What the property damage accident does to your coverage options right now
Your current carrier will renew your policy after a property damage accident, but expect a 20% to 40% rate increase at your next renewal. If you carry state minimum liability only, that increase applies to a smaller base premium. If you carry full coverage with collision and comprehensive, the surcharge multiplies against the higher base cost.
Shopping after a property damage accident yields mixed results. Preferred carriers will quote you if this is your first at-fault accident and you have no other violations in the past three years. Rates will run 15% to 35% higher than a clean-record quote from the same carrier. If you have a speeding ticket or second accident on record, preferred carriers either decline to quote or price you into their standard tier where base rates start 25% higher before applying the accident surcharge.
Non-standard carriers like The General, Acceptance, and Bristol West specialize in drivers with one or two at-fault accidents. Base rates run higher than preferred carriers, but the accident surcharge is often lower because the base rate already assumes elevated risk. A non-standard carrier quote can beat a preferred carrier's surcharged renewal by 10% to 20% if you have multiple violations.
When to shop and when to wait with a property damage accident on record
Shop immediately if your renewal quote shows an increase above 30%. Carriers apply different surcharge schedules and some do not surcharge property-damage-only accidents below a certain severity threshold. GEICO and Progressive both waive the first accident surcharge for drivers who have been continuously insured with them for at least five years under accident forgiveness programs.
Wait until the three-year anniversary of the accident date if your current rate is tolerable and you have no other violations. Your rate will not improve by shopping during the surcharge window unless you qualify for a carrier that offers accident forgiveness or a loyalty discount that offsets the surcharge. Once the accident falls outside the three-year lookback window, preferred carriers quote you as a clean driver again.
If you add a second violation before the accident surcharge expires, shop immediately. Stacking a speeding ticket on top of an at-fault accident moves you out of preferred markets. Non-standard carriers will quote you, and waiting only narrows your options as points accumulate. Under current state DMV point rules, most multi-violation scenarios trigger suspension between 8 and 12 points depending on state thresholds.

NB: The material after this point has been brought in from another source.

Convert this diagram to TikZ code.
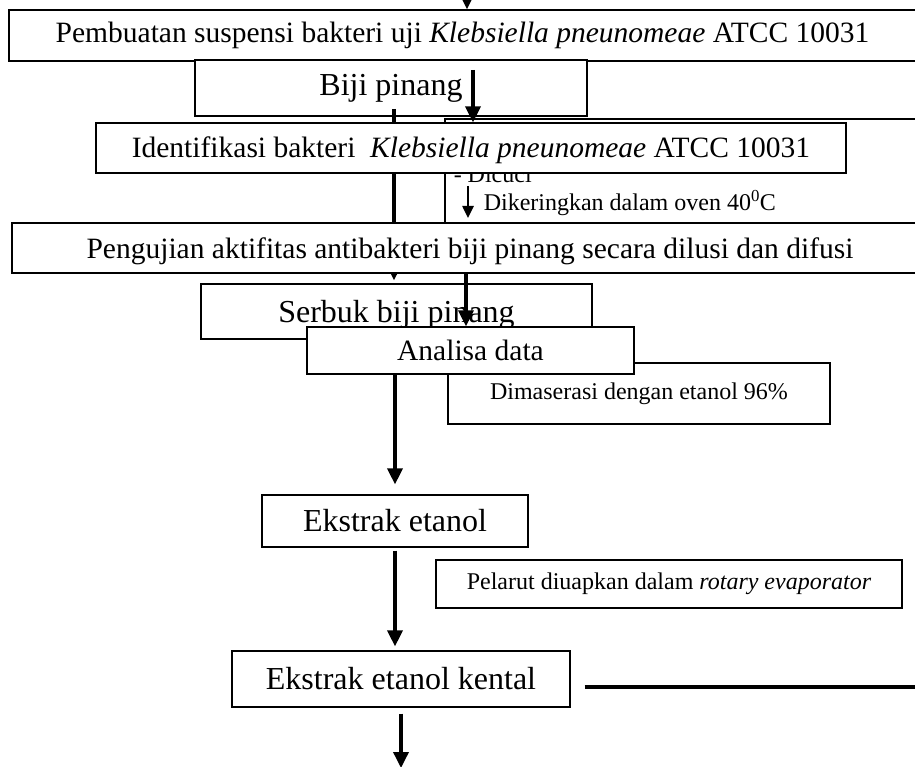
\documentclass[tikz,border=0pt]{standalone}
\usepackage{fontspec}
\setmainfont{Liberation Serif}
\usetikzlibrary{arrows.meta}

\begin{document}
\begin{tikzpicture}[x=1pt,y=-1pt,->,>={Triangle[length=16pt,width=15pt]},line width=3.5pt,
    font=\fontsize{29.5}{34}\selectfont]
\tikzstyle{box}=[draw,fill=white,line width=1.2pt,inner sep=0pt,align=center]
\tikzstyle{big}=[font=\fontsize{32}{38}\selectfont]
\tikzstyle{small}=[font=\fontsize{24}{28}\selectfont]
\tikzstyle{thin arrow}=[line width=2.5pt,>={Triangle[length=12pt,width=11pt]}]

\useasboundingbox (0,0) rectangle (915,767);

\node[box,minimum width=907pt,minimum height=51pt] (buat) at (462.5,35.5)
    {Pembuatan suspensi bakteri uji \textit{Klebsiella pneunomeae} ATCC 10031};
\coordinate (atas) at (467,-20);
\draw[thin arrow] (atas) -- (atas |- buat.north);

\node[box,big,minimum width=392pt,minimum height=56pt] (biji) at (391,88) {Biji pinang};
\node[box,big,text depth=0pt,minimum width=391pt,minimum height=55pt] (serbuk) at (396.5,311.5) {Serbuk biji pinang};

% kotak pencucian (tertutup sebagian)
\node[box,minimum width=495pt,minimum height=141pt] (cuci) at (692.5,189.5) {};
\node[small,inner sep=0pt,anchor=base west] (dicuci) at (452,183) {- Dicuci};
\node[small,inner sep=0pt,anchor=base west] (kering) at (482,211) {Dikeringkan dalam oven 40\textsuperscript{0}C};
\coordinate (k1) at (468,186);
\coordinate (k2) at (468,218);
\draw[thin arrow] (k1) -- (k2);

\coordinate (a1) at (394,109);
\draw[shorten >=3pt] (a1) -- (a1 |- serbuk.north);

\node[box,text depth=2pt,minimum width=750pt,minimum height=50pt] (ident) at (471,148)
    {Identifikasi bakteri~ \textit{Klebsiella pneunomeae} ATCC 10031};
\coordinate (a2) at (473,70);
\draw (a2) -- (a2 |- ident.north);

\node[box,small,minimum width=382pt,minimum height=61pt] (maser) at (639,393.5) {Dimaserasi dengan etanol 96\%};
\node[box,minimum width=327pt,minimum height=47pt] (analisa) at (470.5,350.5) {Analisa data};
\coordinate (a3) at (466,235);
\draw (a3) -- (a3 |- analisa.north);

\node[box,text depth=0pt,minimum width=916pt,minimum height=50pt] (uji) at (470,248)
    {Pengujian aktifitas antibakteri biji pinang secara dilusi dan difusi};

\node[box,big,minimum width=266pt,minimum height=52pt] (ekstrak) at (395,521) {Ekstrak etanol};
\draw[shorten >=10pt] (analisa.south -| ekstrak.north) -- (ekstrak.north);

\node[box,small,minimum width=466pt,minimum height=48pt] (pelarut) at (669,584)
    {Pelarut diuapkan dalam \textit{rotary evaporator}};
\node[box,big,minimum width=338pt,minimum height=56pt] (kental) at (401,679) {Ekstrak etanol kental};
\draw[shorten <=3pt,shorten >=4pt] (ekstrak.south) -- (ekstrak.south |- kental.north);

\coordinate (kiri) at ([xshift=14pt]kental.east);
\coordinate (kanan) at (920,687);
\draw[-,line width=4pt] (kiri |- kanan) -- (kanan);

\coordinate (bawah) at (404,768);
\draw[shorten <=6pt] (kental.south) -- (kental.south |- bawah);
\end{tikzpicture}
\end{document}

How collision and comprehensive coverage interact with property damage accidents
Filing a collision claim for your own vehicle damage after an at-fault property damage accident triggers the same surcharge as the underlying at-fault accident. You do not get surcharged twice. If you carry collision coverage with a $500 deductible and your repair cost is $1,200, filing the claim nets you $700 after the deductible. That $700 does not justify filing if your vehicle is worth less than $5,000 and you plan to keep it for two more years.
Dropping collision coverage after an at-fault accident makes sense if your vehicle value has depreciated below $3,000 and you can absorb a total loss without financing a replacement. The savings from dropping collision typically run $30 to $60 per month, which compounds over the three-year surcharge window. Keep comprehensive coverage even if you drop collision — theft and weather damage claims do not surcharge in most states.
Some carriers non-renew drivers who file multiple claims within a 12-month period regardless of fault. If you filed a comprehensive claim for hail damage six months before the at-fault property damage accident, expect non-renewal at your next renewal. Non-renewal is not a cancellation — your policy runs to term, but the carrier will not offer renewal. You must shop before the expiration date or risk a lapse, which adds another surcharge layer when you re-enter the market.